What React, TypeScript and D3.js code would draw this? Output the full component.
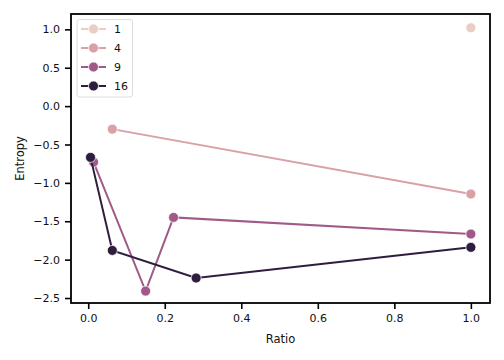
import * as d3 from "d3";
import { useRef, useEffect } from "react";

// hue levels and their points (Ratio, Entropy)
const hues = [1, 4, 9, 16];
const colors = ["#ebcdc4", "#d9a0a6", "#a15a88", "#2d1e3e"];
const ratios = [
  [1.0],
  [0.063, 1.0],
  [0.014, 0.15, 0.223, 1.0],
  [0.006, 0.063, 0.282, 1.0],
];
const entropies = [
  [1.02],
  [-0.3, -1.146],
  [-0.73, -2.41, -1.45, -1.667],
  [-0.668, -1.88, -2.24, -1.84],
];
const xTicks = [0, 0.2, 0.4, 0.6, 0.8, 1.0];
const yTicks = [1.0, 0.5, 0.0, -0.5, -1.0, -1.5, -2.0, -2.5];

export default function App() {
  const width = 504;
  const height = 360;
  const marginLeft = 71;
  const marginRight = 14;
  const marginTop = 14;
  const marginBottom = 57;

  const gx = useRef<SVGGElement | null>(null);
  const gy = useRef<SVGGElement | null>(null);

  const x = d3.scaleLinear([-0.045, 1.05], [marginLeft, width - marginRight]);
  const y = d3.scaleLinear([-2.565, 1.2], [height - marginBottom, marginTop]);

  const line = d3.line<[number, number]>()
    .x((d) => x(d[0]))
    .y((d) => y(d[1]));

  useEffect(() => {
    if (gx.current) {
      const g = d3.select(gx.current);
      g.call(d3.axisBottom(x).tickValues(xTicks).tickFormat(d3.format(".1f")).tickSizeOuter(0).tickSize(6).tickPadding(5));
      g.select(".domain").remove();
      g.selectAll("line").attr("stroke-width", 1.6).attr("stroke", "#000");
      g.selectAll("text").attr("font-size", 11).attr("font-family", "DejaVu Sans").attr("fill", "#111");
    }
    if (gy.current) {
      const g = d3.select(gy.current);
      g.call(d3.axisLeft(y).tickValues(yTicks).tickFormat(d3.format(".1f")).tickSizeOuter(0).tickSize(6).tickPadding(5));
      g.select(".domain").remove();
      g.selectAll("line").attr("stroke-width", 1.6).attr("stroke", "#000");
      g.selectAll("text").attr("font-size", 11).attr("font-family", "DejaVu Sans").attr("fill", "#111");
    }
  }, []);

  return (
    <svg width={width} height={height} style={{ position: "absolute", left: 0, top: 0 }}>
      <rect width={width} height={height} fill="white" />
      <g ref={gx} transform={`translate(0,${height - marginBottom})`} />
      <g ref={gy} transform={`translate(${marginLeft},0)`} />

      {hues.map((h, i) => {
        const pts = ratios[i].map((r, j) => [r, entropies[i][j]] as [number, number]);
        return (
          <g key={h}>
            <path d={line(pts) ?? undefined} fill="none" stroke={colors[i]} strokeWidth={2} />
            {pts.map((p, j) => (
              <circle key={j} cx={x(p[0])} cy={y(p[1])} r={5} fill={colors[i]} stroke="white" strokeWidth={0.75} />
            ))}
          </g>
        );
      })}

      <rect
        x={marginLeft}
        y={marginTop}
        width={width - marginLeft - marginRight}
        height={height - marginTop - marginBottom}
        fill="none"
        stroke="#000"
        strokeWidth={1.8}
      />

      {/* legend */}
      <g fontFamily="DejaVu Sans" fontSize={11}>
        <rect x={77} y={19.5} width={55.5} height={77.5} rx={2.5} fill="white" fillOpacity={0.8} stroke="#ddd" strokeWidth={1} />
        {hues.map((h, i) => (
          <g key={h} transform={`translate(0,${29 + i * 19})`}>
            <line x1={81} x2={106} stroke={colors[i]} strokeWidth={2} />
            <circle cx={93.5} r={5} fill={colors[i]} stroke="white" strokeWidth={0.75} />
            <text x={114} dy="0.35em" fill="#111">{h}</text>
          </g>
        ))}
      </g>

      <text x={(marginLeft + width - marginRight) / 2} y={343} textAnchor="middle" fontFamily="DejaVu Sans" fontSize={11.5} fill="#111">Ratio</text>
      <text transform={`translate(24,${(marginTop + height - marginBottom) / 2}) rotate(-90)`} textAnchor="middle" fontFamily="DejaVu Sans" fontSize={11.5} fill="#111">Entropy</text>
    </svg>
  );
}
+--
- [TASK PROMPT]
Pictures excluded, repeat exactly the lines from the top of the material through the line with "const y = d3.scaleLinear([-2.565, 1.2], [height", including both of those lines.

- [SOLUTION TO THIS TASK]
What React, TypeScript and D3.js code would draw this? Output the full component.
import * as d3 from "d3";
import { useRef, useEffect } from "react";

// hue levels and their points (Ratio, Entropy)
const hues = [1, 4, 9, 16];
const colors = ["#ebcdc4", "#d9a0a6", "#a15a88", "#2d1e3e"];
const ratios = [
  [1.0],
  [0.063, 1.0],
  [0.014, 0.15, 0.223, 1.0],
  [0.006, 0.063, 0.282, 1.0],
];
const entropies = [
  [1.02],
  [-0.3, -1.146],
  [-0.73, -2.41, -1.45, -1.667],
  [-0.668, -1.88, -2.24, -1.84],
];
const xTicks = [0, 0.2, 0.4, 0.6, 0.8, 1.0];
const yTicks = [1.0, 0.5, 0.0, -0.5, -1.0, -1.5, -2.0, -2.5];

export default function App() {
  const width = 504;
  const height = 360;
  const marginLeft = 71;
  const marginRight = 14;
  const marginTop = 14;
  const marginBottom = 57;

  const gx = useRef<SVGGElement | null>(null);
  const gy = useRef<SVGGElement | null>(null);

  const x = d3.scaleLinear([-0.045, 1.05], [marginLeft, width - marginRight]);
  const y = d3.scaleLinear([-2.565, 1.2], [height - marginBottom, marginTop]);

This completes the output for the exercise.